More importantly note that some of the requirements within the options have changed between SFI 2023 and SFI 2024, so if you are currently completing an application for SFI 2023, have a look at both sets of options and see which works best for you.


For example:


  1. Under SFI 2023 the herbal leys option can be rotational. However, if establishing a new ley in SFI 2024, the ley MUST be static for the 3-year agreement. The seed mixture MUST be a minimum of 1 grass, 2 legumes and 2 herbs and there is a limit of 40kg of N /ha/annum where previously there was no mention of fertiliser limitations.

  2. The same goes for legume fallow, flower rich grass plots, pollen, and nectar mix - with new establishment being static. Whilst being a sensible adjustment from an environmental perspective it does remove the ability to use these options rotationally as a one-year break crop.

  3. Further clarification has been made on the multi-species winter cover crop option, with the new rules specifying that “you must establish a multi-species cover crop on land entered into this action which will not be harvested as a ‘cash crop’” - This puts a line through claiming for beans growing with wheat that will be sprayed off in the spring.

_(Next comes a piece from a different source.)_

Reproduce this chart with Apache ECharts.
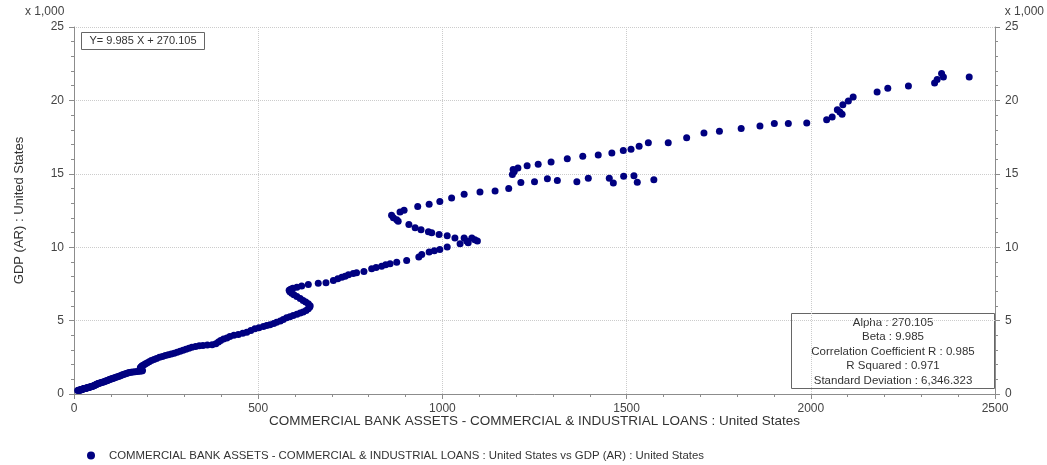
<!DOCTYPE html>
<html><head><meta charset="utf-8">
<script src="https://cdn.jsdelivr.net/npm/echarts@6/dist/echarts.min.js"></script>
<style>html,body{margin:0;padding:0;background:#fff}#c{width:1047px;height:465px}</style>
</head><body><div id="c"></div>
<script>
// Commercial & industrial loans (x) and GDP in thousands (y)
const loans = [
10,12,14,15,17,18,19,20,22,23,24,26,27,28,30,31,33,34,36,37,39,40,42,44,46,48,50,52,54,56,58,60,62,64,66,68,71,74,77,80,83,86,89,92,95,98,101,104,107,110,114,118,122,126,130,134,138,142,146,150,155,160,166,172,178,184,
186,183,181,180,182,185,189,193,198,204,210,217,224,232,240,248,256,264,272,280,288,296,304,312,320,330,340,350,362,375,385,392,398,406,415,423,434,446,458,469,480,491,502,514,523,532,542,550,560,568,577,586,595,605,614,622,630,636,640,641,636,629,622,614,605,597,591,586,584,588,594,605,618,636,663,684,704,716,727,736,745,758,767,787,808,820,835,846,858,876,903,936,944,964,978,993,1013,1048,1070,1095,1088,1066,1080,1059,1034,1013,991,971,962,942,926,909,880,876,867,862,885,896,933,964,993,1025,1059,1102,1143,
1180,1213,1250,1285,1312,1365,1396,1453,1464,1492,1520,1529,1574,
1190,1195,1192,1205,1230,1260,1295,1339,1381,1423,1460,1491,1512,1534,1559,1613,1663,1710,1752,1811,1862,1901,1939,1989,2043,2058,2072,2079,2085,2087,2102,2115,2180,2209,2265,2336,2343,2355,2360,2430
];
const gdp = [
0.24,0.25,0.26,0.27,0.27,0.28,0.29,0.30,0.32,0.33,0.34,0.35,0.36,0.37,0.38,0.39,0.40,0.41,0.42,0.43,0.44,0.45,0.47,0.48,0.50,0.51,0.53,0.55,0.57,0.59,0.62,0.64,0.67,0.69,0.71,0.73,0.75,0.78,0.80,0.82,0.85,0.88,0.91,0.94,0.97,1.00,1.03,1.06,1.08,1.11,1.14,1.17,1.21,1.25,1.29,1.33,1.37,1.40,1.43,1.46,1.48,1.50,1.52,1.54,1.55,1.56,
1.60,1.66,1.72,1.78,1.85,1.92,1.98,2.05,2.12,2.20,2.28,2.35,2.42,2.50,2.56,2.62,2.67,2.72,2.78,2.85,2.92,2.98,3.05,3.12,3.19,3.24,3.28,3.31,3.33,3.36,3.42,3.55,3.65,3.74,3.82,3.92,4.00,4.06,4.13,4.21,4.32,4.44,4.52,4.60,4.66,4.72,4.80,4.89,4.98,5.08,5.19,5.27,5.35,5.44,5.51,5.58,5.68,5.81,5.92,6.02,6.15,6.26,6.37,6.50,6.65,6.76,6.87,6.96,7.06,7.14,7.21,7.28,7.35,7.46,7.55,7.58,7.74,7.85,7.96,8.02,8.12,8.20,8.26,8.35,8.53,8.62,8.71,8.80,8.88,8.98,9.10,9.33,9.51,9.67,9.76,9.85,10.01,10.24,10.31,10.42,10.51,10.42,10.62,10.62,10.62,10.78,10.87,10.99,11.06,11.19,11.33,11.55,11.76,11.87,12.01,12.17,12.39,12.51,12.78,12.92,13.12,13.35,13.60,13.76,13.82,
14.00,14.40,14.45,14.67,14.55,14.45,14.69,14.69,14.37,14.83,14.87,14.42,14.60,
14.95,15.15,15.30,15.40,15.55,15.65,15.80,16.03,16.19,16.28,16.41,16.58,16.67,16.87,17.12,17.12,17.46,17.78,17.89,18.08,18.26,18.42,18.42,18.46,18.69,18.87,19.37,19.21,19.05,19.71,19.96,20.23,20.57,20.82,20.98,21.19,21.42,21.83,21.60,21.60
];
const xTicks = [0, 500, 1000, 1500, 2000, 2500];
const yTicks = [0, 5, 10, 15, 20, 25];
const equationText = 'Y= 9.985 X + 270.105';
const statsLines = ['Alpha : 270.105', 'Beta : 9.985', 'Correlation Coefficient R : 0.985', 'R Squared : 0.971', 'Standard Deviation : 6,346.323'];
const unitText = 'x 1,000';
const xName = 'COMMERCIAL BANK ASSETS - COMMERCIAL & INDUSTRIAL LOANS : United States';
const yName = 'GDP (AR) : United States';
const seriesName = xName + ' vs ' + yName;

const points = loans.map((v, i) => [v, gdp[i]]);
const FONT = 'Liberation Sans, Arial, sans-serif';
const axisGray = '#8c8c8c';
const chart = echarts.init(document.getElementById('c'));

const yAxisCommon = {
  type: 'value', min: yTicks[0], max: yTicks[yTicks.length - 1], interval: yTicks[1] - yTicks[0],
  axisLine: { show: true, lineStyle: { color: axisGray } },
  axisTick: { show: true, length: 5, lineStyle: { color: axisGray } },
  minorTick: { show: true, splitNumber: 5, length: 3, lineStyle: { color: axisGray } },
  axisLabel: { color: '#444', fontSize: 12, fontFamily: FONT, margin: 10 },
};

chart.setOption({
  animation: false,
  backgroundColor: '#fff',
  grid: { left: 74, right: 52, top: 27, bottom: 71 },
  xAxis: {
    type: 'value', min: xTicks[0], max: xTicks[xTicks.length - 1], interval: xTicks[1] - xTicks[0],
    axisLine: { show: true, onZero: false, lineStyle: { color: axisGray } },
    axisTick: { show: true, length: 5, lineStyle: { color: axisGray } },
    minorTick: { show: true, splitNumber: 5, length: 3, lineStyle: { color: axisGray } },
    splitLine: { show: true, lineStyle: { color: '#cccccc', type: 'dotted' } },
    axisLabel: { color: '#444', fontSize: 12, fontFamily: FONT, margin: 9, formatter: v => String(v) },
    name: xName, nameLocation: 'middle', nameGap: 20, nameMoveOverlap: false,
    nameTextStyle: { color: '#333', fontSize: 13.5, fontFamily: FONT }
  },
  yAxis: [
    Object.assign({}, yAxisCommon, {
      position: 'left',
      splitLine: { show: true, lineStyle: { color: '#cccccc', type: 'dotted' } },
      name: yName, nameLocation: 'middle', nameGap: 48, nameMoveOverlap: false,
      nameTextStyle: { color: '#333', fontSize: 13, fontFamily: FONT }
    }),
    Object.assign({}, yAxisCommon, {
      position: 'right',
      splitLine: { show: false }
    })
  ],
  legend: {
    left: 82, top: 445, itemWidth: 8, itemHeight: 8, itemGap: 6,
    icon: 'circle',
    textStyle: { color: '#333', fontSize: 11.4, fontFamily: FONT, padding: [0, 0, 0, 9] },
    data: [seriesName]
  },
  graphic: [
    { type: 'text', left: 25, top: 6, style: { text: unitText, fill: '#444', font: '12px ' + FONT } },
    { type: 'text', right: 3, top: 6, style: { text: unitText, fill: '#444', font: '12px ' + FONT } },
    {
      type: 'group', left: 81, top: 32, children: [
        { type: 'rect', shape: { x: 0, y: 0, width: 123, height: 17 }, style: { fill: '#fff', stroke: '#666', lineWidth: 1 } },
        { type: 'text', style: { x: 61.5, y: 8.5, text: equationText, fill: '#333', font: '11px ' + FONT, align: 'center', verticalAlign: 'middle' } }
      ]
    },
    {
      type: 'group', left: 791, top: 313, z: 100, children: [
        { type: 'rect', shape: { x: 0, y: 0, width: 203, height: 75 }, style: { fill: '#fff', stroke: '#666', lineWidth: 1 } }
      ].concat(statsLines.map((t, i) => ({
        type: 'text', style: { x: 101.5, y: 9 + i * 14.6, text: t, fill: '#333', font: '11.5px ' + FONT, align: 'center', verticalAlign: 'middle' }
      })))
    }
  ],
  series: [{
    name: seriesName, type: 'scatter', yAxisIndex: 0,
    symbol: 'circle', symbolSize: 7,
    itemStyle: { color: '#000080', opacity: 1 },
    data: points
  }]
});
</script></body></html>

  4. Under SFI 2023, six actions were limited to 25% of your total agricultural area. Under SFI 2024 the list of options limited to 25% of total agricultural area has been expanded to ten, with a further four actions likely to be added soon.

  5. With the no insecticide option, the guidance is now clearer, removing confusion between start dates and cropping dates, stating “if you are already growing an arable crop on the land entered into this action when the action starts, you must do this action on a crop that’s sown within 12 months of the actions start date and you must do this action on one “cash crop” from when it’s sown until it’s harvested.

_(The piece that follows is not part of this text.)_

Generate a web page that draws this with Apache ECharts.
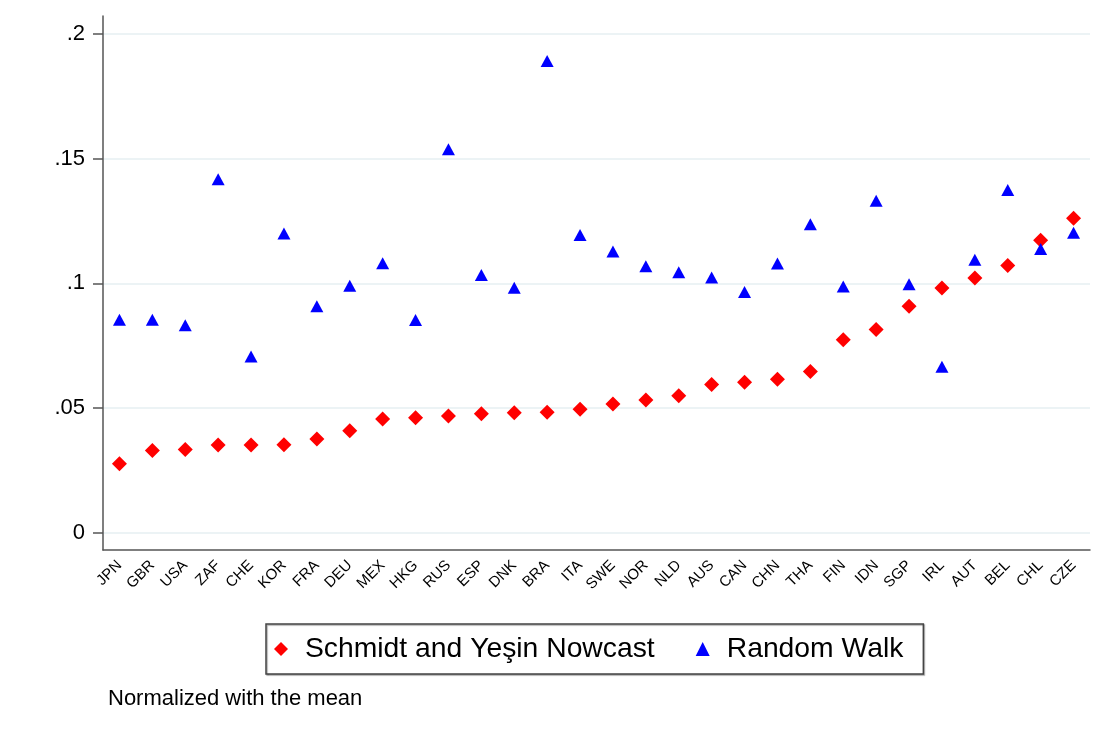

  6. One addition to look out for, HEF1, has moved over from countryside stewardship and can provide some useful income for the maintenance of weatherproof traditional farm buildings, at £5/m2 annually.

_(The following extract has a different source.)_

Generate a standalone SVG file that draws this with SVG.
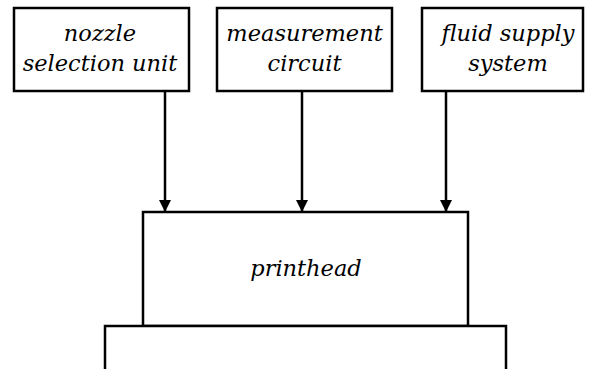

One final thought on SFI: if you have an agreement in place, make sure you have a copy of the relevant guidance that was in place when your agreement started. We have copies of the SFI Handbook for the SFI 2023 offer  and SFI Handbook updates for the SFI 2023 offer here if you need them.


A couple of other points:


  1. We are pleased to be able to answer positively a question we are asked regularly, the expanded SFI 2024 actions are available to all farmers, including new entrants who haven’t claimed BPS before.

  2. There is a bit of news around how to leave a Countryside Stewardship (CS) agreement to join SFI – it is expected that farmers will be able opt to leave CS from September with the anticipation that the CS agreement will end at the end of 2024.


The prorogation of parliament on 24th May means that we will get no further information out of Defra until after the election on 4th July and then with the parliamentary summer recess starting late July we could be waiting until the autumn for any further updates. As ever though when we know we will let you know.